Wire
Battery incentives could lower the cost of backup power in New Jersey
The bill would pay qualifying projects based on storage size, with extra help for low-income households, overburdened communities and critical facilities. It sets a 2,000-megawatt target by 2030 and lets payments run for 15 years.
In New Jersey, batteries would be more than a backup for the next blackout. A proposal in Trenton would direct the Board of Public Utilities, or BPU, to create a distributed energy storage incentive program that helps pay for systems on the customer side of the meter and larger projects tied into utility distribution networks.
The bill sets a target of at least 2,000 megawatts of installed storage capacity by 2030. It also says the broader state effort should reach 3,000 megawatts of new energy storage capacity when combined with other programs, with some incentives reserved for low- to moderate-income customers and overburdened communities.
How the money would work
Under the proposal, qualifying projects would receive fixed annual payments based on how much storage capacity they provide. Those payments could run for 15 years unless the board chooses a different term, and the total incentive could not exceed 40% of a project’s cost.
The bill also allows bonus payments for projects that serve overburdened communities or provide resilient power to critical community facilities, the kinds of places identified in emergency planning as especially important when the grid is stressed. Stand-alone batteries and batteries paired with renewable power, such as solar, would both qualify.

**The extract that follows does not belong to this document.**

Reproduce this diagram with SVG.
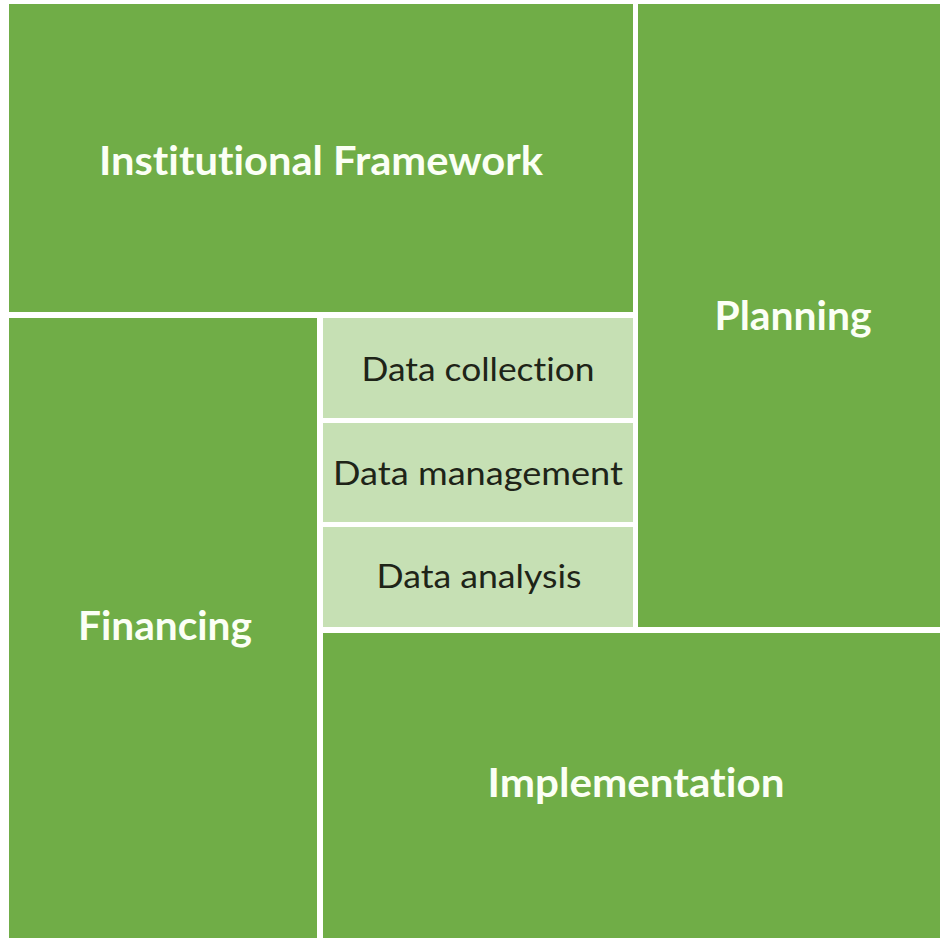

Where the grid matters most
The bill draws a line between smaller customer-sited systems, such as batteries behind the meter at a home or business, and front-of-the-meter systems on the utility side. Customer-sited projects would have to finish within 30 months of approval, while front-of-the-meter projects would get 42 months.
Delays tied to utilities, PJM Interconnection, the regional grid operator, permit agencies or supply-chain problems would get some room. The point is to keep the program from favoring only the easiest projects to build, and to give batteries a path in places that need backup power most.